DATA EXTRACT –

----------------

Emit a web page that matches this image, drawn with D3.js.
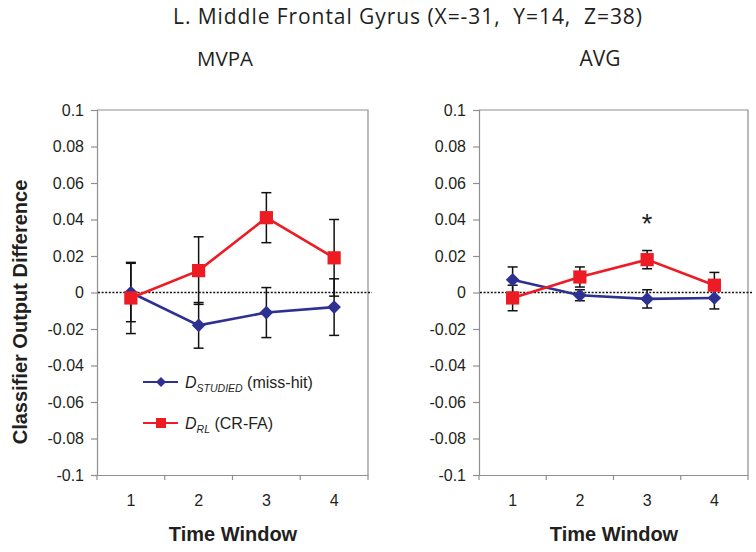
<!DOCTYPE html>
<html><head><meta charset="utf-8">
<script src="https://cdn.jsdelivr.net/npm/d3@7"></script>
<style>body{margin:0;background:#fff}svg{display:block}</style>
</head><body><svg id="c" width="756" height="552"></svg>
<script>
// ---- data ----
const categories = ["1", "2", "3", "4"];
const yTickValues = [0.1, 0.08, 0.06, 0.04, 0.02, 0, -0.02, -0.04, -0.06, -0.08, -0.1];
const yTickLabels = ["0.1", "0.08", "0.06", "0.04", "0.02", "0", "-0.02", "-0.04", "-0.06", "-0.08", "-0.1"];
const panelNames = ["MVPA", "AVG"];
const mvpaStudied = [0.000, -0.018, -0.011, -0.008];
const mvpaStudiedErr = [0.016, 0.0125, 0.0137, 0.0155];
const mvpaRL = [-0.003, 0.012, 0.041, 0.019];
const mvpaRLErr = [0.0195, 0.0185, 0.0137, 0.021];
const avgStudied = [0.007, -0.0015, -0.0035, -0.003];
const avgStudiedErr = [0.007, 0.003, 0.005, 0.006];
const avgRL = [-0.003, 0.0085, 0.018, 0.004];
const avgRLErr = [0.007, 0.0055, 0.005, 0.007];
const significance = [{ panel: "AVG", window: "3", value: 0.041, mark: "*" }];
const titleText = "L. Middle Frontal Gyrus (X=-31,  Y=14,  Z=38)";
const yAxisTitle = "Classifier Output Difference";
const xAxisTitle = "Time Window";

// ---- drawing ----
const BLUE = "#2e3192", RED = "#ed1c24", GRID = "#8f8f8f";
const svg = d3.select("#c");
const y = d3.scaleLinear().domain([-0.1, 0.1]).range([475, 110]);

const panels = [
  { name: panelNames[0], studied: mvpaStudied, studiedErr: mvpaStudiedErr, rl: mvpaRL, rlErr: mvpaRLErr,
    x0: 97, x1: 368, labelX: 225, titleX: 233, legend: true },
  { name: panelNames[1], studied: avgStudied, studiedErr: avgStudiedErr, rl: avgRL, rlErr: avgRLErr,
    x0: 479, x1: 748, labelX: 600, titleX: 614, legend: false }
];

// title
const title = svg.append("text").attr("x", 173).attr("y", 23.5)
  .attr("font-family", "'Open Sans', sans-serif").attr("font-size", 21)
  .attr("fill", "#231f20").style("white-space", "pre").text(titleText);
{
  const w = title.node().getComputedTextLength();
  const ls = (469 - w) / (titleText.length - 1);
  if (ls > 0) title.attr("letter-spacing", ls);
}

const diamond = r => `M0,${-r}L${r},0L0,${r}L${-r},0Z`;

panels.forEach(p => {
  const x = d3.scaleBand().domain(categories).range([p.x0, p.x1]);
  const g = svg.append("g");

  // panel label
  const lab = g.append("text").attr("x", p.labelX).attr("y", 66).attr("text-anchor", "middle")
    .attr("font-family", "'Open Sans', sans-serif").attr("font-size", 17).attr("fill", "#231f20").text(p.name);
  const lw = lab.node().getComputedTextLength();
  const target = p.name === "MVPA" ? 56 : 41;
  lab.attr("font-size", 17 * target / lw);

  // frame (top + right)
  g.append("path").attr("d", `M${p.x0},110H${p.x1}V475`).attr("fill", "none")
    .attr("stroke", GRID).attr("stroke-width", 1.2);

  // y axis
  const ya = g.append("g").attr("transform", `translate(${p.x0},0)`)
    .call(d3.axisLeft(y).tickValues(yTickValues).tickSize(6).tickPadding(7)
      .tickFormat((d, i) => yTickLabels[i]));
  ya.select(".domain").attr("stroke", GRID).attr("stroke-width", 1.2);
  ya.selectAll(".tick line").attr("stroke", GRID).attr("stroke-width", 1.2);
  ya.selectAll(".tick text").attr("font-family", "'Liberation Sans', Arial, sans-serif")
    .attr("font-size", 16).attr("fill", "#231f20");

  // x axis
  const xa = g.append("g").attr("transform", `translate(0,475)`)
    .call(d3.axisBottom(x).tickSize(0).tickPadding(20));
  xa.select(".domain").attr("stroke", GRID).attr("stroke-width", 1.2);
  xa.selectAll(".tick text").attr("font-family", "'Liberation Sans', Arial, sans-serif")
    .attr("font-size", 16).attr("fill", "#231f20");
  const bounds = categories.map(c => x(c)).concat([x(categories[categories.length - 1]) + x.bandwidth()]);
  xa.selectAll("line.bt").data(bounds).join("line").attr("class", "bt")
    .attr("x1", d => d).attr("x2", d => d).attr("y1", 0).attr("y2", 5)
    .attr("stroke", GRID).attr("stroke-width", 1.2);

  // x axis title
  g.append("text").attr("x", p.titleX).attr("y", 541).attr("text-anchor", "middle")
    .attr("font-family", "'Liberation Sans', Arial, sans-serif").attr("font-weight", "bold")
    .attr("font-size", 20).attr("fill", "#231f20").text(xAxisTitle);

  // zero dotted line
  g.append("line").attr("x1", p.x0 + 1).attr("x2", p.x1 + 4).attr("y1", y(0)).attr("y2", y(0))
    .attr("stroke", "#111").attr("stroke-width", 1.3).attr("stroke-dasharray", "2,1.6");

  const series = [
    { vals: p.studied, err: p.studiedErr, color: BLUE, shape: "diamond" },
    { vals: p.rl, err: p.rlErr, color: RED, shape: "square" }
  ];
  const cx = c => x(c) + x.bandwidth() / 2;

  // error bars (all)
  series.forEach(s => {
    const eg = g.append("g").attr("stroke", "#111").attr("stroke-width", 1.5);
    categories.forEach((c, i) => {
      const top = y(s.vals[i] + s.err[i]), bot = y(s.vals[i] - s.err[i]);
      eg.append("line").attr("x1", cx(c)).attr("x2", cx(c)).attr("y1", top).attr("y2", bot);
      eg.append("line").attr("x1", cx(c) - 5).attr("x2", cx(c) + 5).attr("y1", top).attr("y2", top);
      eg.append("line").attr("x1", cx(c) - 5).attr("x2", cx(c) + 5).attr("y1", bot).attr("y2", bot);
    });
  });

  // lines + markers
  series.forEach(s => {
    const line = d3.line().x((d, i) => cx(categories[i])).y(d => y(d));
    g.append("path").attr("d", line(s.vals)).attr("fill", "none")
      .attr("stroke", s.color).attr("stroke-width", 2.6);
    categories.forEach((c, i) => {
      if (s.shape === "diamond") {
        g.append("path").attr("d", diamond(6.8)).attr("fill", s.color)
          .attr("transform", `translate(${cx(c)},${y(s.vals[i])})`);
      } else {
        g.append("rect").attr("x", cx(c) - 6.6).attr("y", y(s.vals[i]) - 6.6)
          .attr("width", 13.2).attr("height", 13.2).attr("fill", s.color);
      }
    });
  });

  // significance marks
  significance.filter(s => s.panel === p.name).forEach(s => {
    g.append("text").attr("x", cx(s.window)).attr("y", y(s.value) + 15).attr("text-anchor", "middle")
      .attr("font-family", "'Liberation Sans', Arial, sans-serif").attr("font-size", 27)
      .attr("fill", "#231f20").text(s.mark);
  });

  // legend
  if (p.legend) {
    const lg = g.append("g").attr("font-family", "'Liberation Sans', Arial, sans-serif").attr("fill", "#231f20");
    const items = [
      { color: BLUE, shape: "diamond", sub: "STUDIED", rest: " (miss-hit)", yy: 382 },
      { color: RED, shape: "square", sub: "RL", rest: " (CR-FA)", yy: 423 }
    ];
    items.forEach(it => {
      lg.append("line").attr("x1", 143).attr("x2", 178).attr("y1", it.yy).attr("y2", it.yy)
        .attr("stroke", it.color).attr("stroke-width", 2.2);
      if (it.shape === "diamond") {
        lg.append("path").attr("d", diamond(5)).attr("fill", it.color)
          .attr("transform", `translate(161,${it.yy})`);
      } else {
        lg.append("rect").attr("x", 156).attr("y", it.yy - 5).attr("width", 10).attr("height", 10).attr("fill", it.color);
      }
      const t = lg.append("text").attr("x", 185).attr("y", it.yy + 6).attr("font-size", 16).style("white-space", "pre");
      t.append("tspan").attr("font-style", "italic").text("D");
      t.append("tspan").attr("font-style", "italic").attr("font-size", 10.5).attr("dy", 4).text(it.sub);
      t.append("tspan").attr("dy", -4).text(it.rest);
    });
  }
});

// y axis title
svg.append("text").attr("transform", "translate(27,312) rotate(-90)").attr("text-anchor", "middle")
  .attr("font-family", "'Liberation Sans', Arial, sans-serif").attr("font-weight", "bold")
  .attr("font-size", 20).attr("fill", "#231f20").text(yAxisTitle);
</script></body></html>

----------------

PROBLEM TO SOLVE –
Pictures are excluded: retype only the lines from the beginning of the listing above through the line with "const diamond = r", both included.

ANSWER TO THE PROBLEM –
Emit a web page that matches this image, drawn with D3.js.
<!DOCTYPE html>
<html><head><meta charset="utf-8">
<script src="https://cdn.jsdelivr.net/npm/d3@7"></script>
<style>body{margin:0;background:#fff}svg{display:block}</style>
</head><body><svg id="c" width="756" height="552"></svg>
<script>
// ---- data ----
const categories = ["1", "2", "3", "4"];
const yTickValues = [0.1, 0.08, 0.06, 0.04, 0.02, 0, -0.02, -0.04, -0.06, -0.08, -0.1];
const yTickLabels = ["0.1", "0.08", "0.06", "0.04", "0.02", "0", "-0.02", "-0.04", "-0.06", "-0.08", "-0.1"];
const panelNames = ["MVPA", "AVG"];
const mvpaStudied = [0.000, -0.018, -0.011, -0.008];
const mvpaStudiedErr = [0.016, 0.0125, 0.0137, 0.0155];
const mvpaRL = [-0.003, 0.012, 0.041, 0.019];
const mvpaRLErr = [0.0195, 0.0185, 0.0137, 0.021];
const avgStudied = [0.007, -0.0015, -0.0035, -0.003];
const avgStudiedErr = [0.007, 0.003, 0.005, 0.006];
const avgRL = [-0.003, 0.0085, 0.018, 0.004];
const avgRLErr = [0.007, 0.0055, 0.005, 0.007];
const significance = [{ panel: "AVG", window: "3", value: 0.041, mark: "*" }];
const titleText = "L. Middle Frontal Gyrus (X=-31,  Y=14,  Z=38)";
const yAxisTitle = "Classifier Output Difference";
const xAxisTitle = "Time Window";

// ---- drawing ----
const BLUE = "#2e3192", RED = "#ed1c24", GRID = "#8f8f8f";
const svg = d3.select("#c");
const y = d3.scaleLinear().domain([-0.1, 0.1]).range([475, 110]);

const panels = [
  { name: panelNames[0], studied: mvpaStudied, studiedErr: mvpaStudiedErr, rl: mvpaRL, rlErr: mvpaRLErr,
    x0: 97, x1: 368, labelX: 225, titleX: 233, legend: true },
  { name: panelNames[1], studied: avgStudied, studiedErr: avgStudiedErr, rl: avgRL, rlErr: avgRLErr,
    x0: 479, x1: 748, labelX: 600, titleX: 614, legend: false }
];

// title
const title = svg.append("text").attr("x", 173).attr("y", 23.5)
  .attr("font-family", "'Open Sans', sans-serif").attr("font-size", 21)
  .attr("fill", "#231f20").style("white-space", "pre").text(titleText);
{
  const w = title.node().getComputedTextLength();
  const ls = (469 - w) / (titleText.length - 1);
  if (ls > 0) title.attr("letter-spacing", ls);
}

const diamond = r => `M0,${-r}L${r},0L0,${r}L${-r},0Z`;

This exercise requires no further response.